Research

Prof. Dr. Oliver Werz investigates mechanisms of action and targets of anti-inflammatory and anti-neoplastic compounds at the molecular and cellular level. In addition, Prof. Werz is searching for new therapeutic drugs for the treatment of inflammations, autoimmune diseases, neurodegenerative diseases and tumors. An important aspect of the research is gender-specific differences in pharmacotherapy (“gender medicine”).

Prof. Dr. Gerhard Scriba develops highly specialized, modern analytical separation techniques, particularly for purity testing of pharmaceutical drugs. The research includes the development of new methods for the separation of stereoisomers, mechanistic studies of the interaction between analytes and chiral selectors and the development of capillary electrophoresis-based enzyme assays.

Research in Prof. Dirk Hoffmeister's group focuses on basidiomycete natural products. The projects are carried out by closely combining chemicial analytics with biochemical and  microbiological methods, as well as molecular biology. The research aims at elucidation of biosyntheses and biotechnological production of bioactive compounds, along with the function of the compounds for their producers. Present work includes species of the genera Psilocybe („liberty  cap“) and Armillaria (honey mushroom), as well as members of the Stereaceae (false turkey tails) and the house eater Serpula lacrymans. The work group is a member of the Collaborative Research Center ChemBioSys, of the Excellence Graduate School Jena School for Microbial Communication (JSMC), and of the International Leibniz Graduate School for Microbial Interaction (MibIntact).

Prof. Dr. Thomas Winckler is interested to uncover the molecular mechanisms that certain mobile genetic elements use to identify specific integration sites in the genome of the "social amoeba" Dictyostelium discoideum. The pharmaceutical perspective of this research is to improve current retroviral gene therapy vectors with a component that may help reduce the genotoxicity of such vectors. In another research field Prof. Winckler is interested to determine how individual cells of social amoeba communicate with each other during the aggregation of single cells into multicellular organisms that later form fruiting bodies. Finally, Prof. Winckler is using cell-based an other assays to uncover new lead structures as NMDA receptor antagonists that may be useful as drugs for the therapy of Alzheimer´s disease. 
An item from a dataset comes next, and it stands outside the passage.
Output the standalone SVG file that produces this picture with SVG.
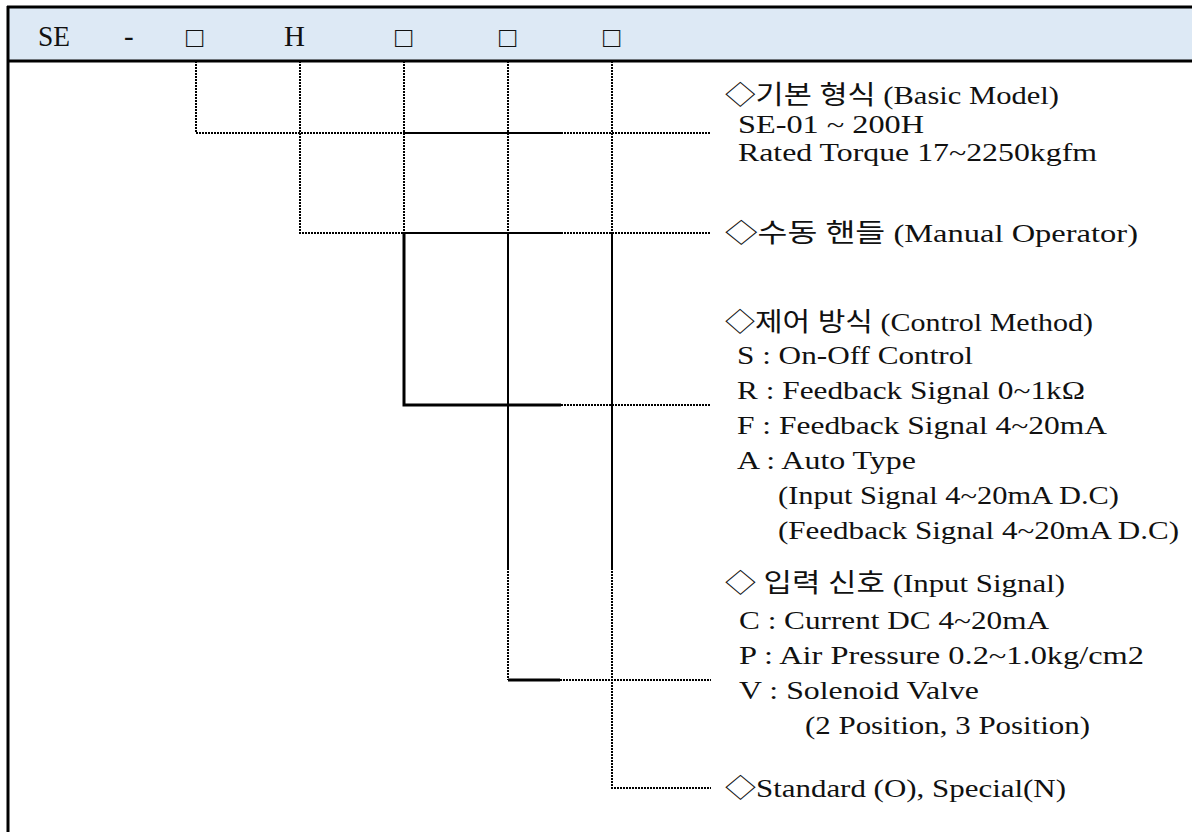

Prof. Dr. Dagmar Fischer works on the development, formulation, characterization and biopharmaceutic testing of nanoparticular drug application systems composed of either synthetic or natural polymers. A focus of the work is on the formulation of innovative drugs including poorly soluble natural products and biomacromolecular drugs and includes the development of methods for cell- and tissue-specific targeting. In addition, Prof. Fischer is interested in the interaction of nanoparticular medicinal products with biological barriers including skin, blood-brain barrier, tumors and intestine, and the testing in models alternative to animal testing (3R model), such as the hen egg test.

Over the years Prof. Dr. Paola Luciani focused her research on the design and characterization of liposomes as drug delivery system (protein, nucleic acids, drugs). She has expertise in designing contrast agents for non-invasive fluorescence imaging of lymphatic and vascular system in inflammation and cancer, as well as selectively sensing reactive oxygen species. Prof. Luciani's research is characterized by a multidisciplinary approach aimed at developing lipid-based tools for diagnostic molecular imaging and for targeted therapy of fibrotic diseases. Another research focus is understanding the molecular mechanisms and the interecellular communication underlying the oral administration of lipid-based formulations and the effect of oxidative stress on phospholipids as nutraceuticals. More recently Prof. Luciani started to explore the field of site-specific sustained release and her research groups actively works on the development of novel manufacturing processes for lipid-based depots as an alternative to current technologies for hydrophilic drugs and biomacromolecules.